Another post-suit email instructed: "Delete every material related to the rival company from every single individual's PC, mail storage archives and team rooms. ASAP. … PCs may even be subject to seizure and examination. Delete this email after completing this directive."
Eventually, SKI turned up 74 more spreadsheets listing documents that had been ordered deleted. LG Chem demanded further searches based on that data, but SKI said doing so wasn't possible by the Oct. 20 deadline Elliot had imposed.
All of this led to devastating findings of fact. "The evidence recounted above shows SKI deliberately sought to gain LG Chem proprietary information through the interviews and subsequent employment of LG Chem personnel, and then, after receiving that information, distributed it amongst its teams with the instruction to use the information for their own work," Elliot concluded.
Though SKI disputes that finding, "the problem is that SKI has prevented development of a complete factual record through its intentional and culpable destruction of documents," Elliot wrote.
The judge allowed that "in retrospect," the demands imposed by his discovery order "may appear strict and exceedingly burdensome." But, he said, "it cannot be overemphasized that at the time of the order, SKI had not yet revealed—not to me, to LG Chem, or to the Staff—that 74 other spreadsheets beyond the [original] had issued across its organization, even though SKI personnel had known that fact for months."

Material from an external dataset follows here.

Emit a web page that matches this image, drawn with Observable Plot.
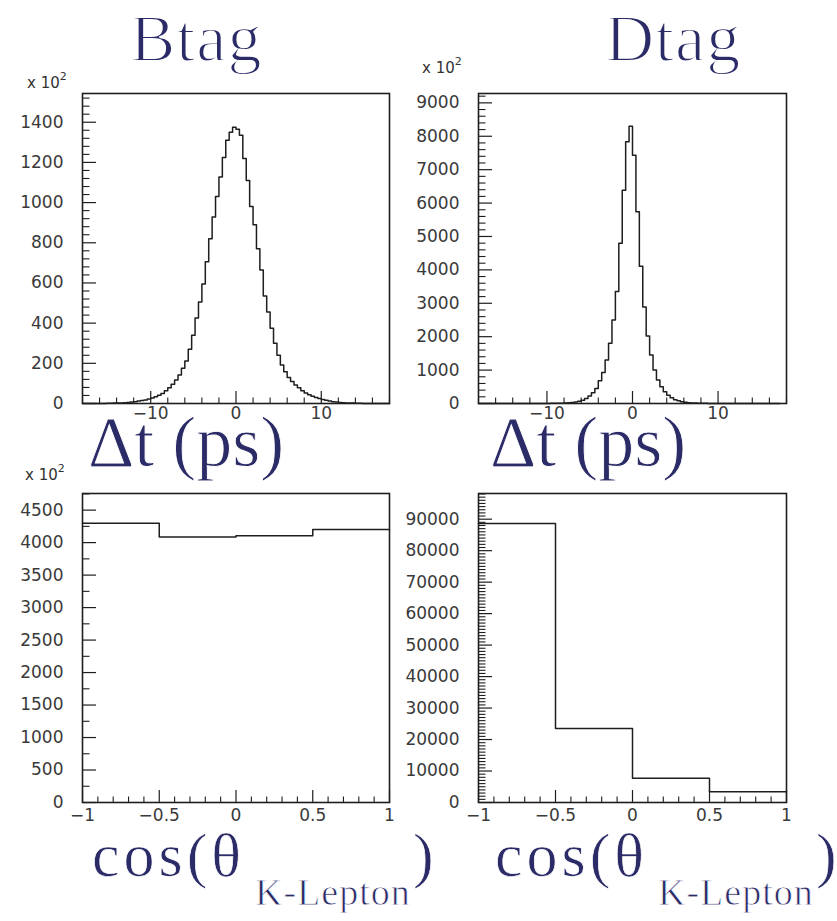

Latham's team for LG Chem included Reiser and partners David Callahan, Gabriel Gross and Jeffrey Homrig, along with counsel Joseph Lee and Sarah Gragert.
SKI is represented by Covington & Burling. Its petition for full ITC review, signed by partner Sturgis Sobin, says SKI "regrets the loss of documents" and acknowledges it might be fair for Elliot to draw some adverse inferences. But default is too severe a remedy, particularly because some of the conduct Elliot documented took place before LG Chem's suit was filed, SKI argues.
Once the litigation was filed, SKI took reasonable steps to meet its duty to preserve evidence, Sobin writes. "Although in hindsight, SK's preservation efforts did not close every single gap—and accordingly did not prevent the deletion of some potentially relevant documents—the efforts were reasonable under the circumstances and do not amount to bad faith," he writes.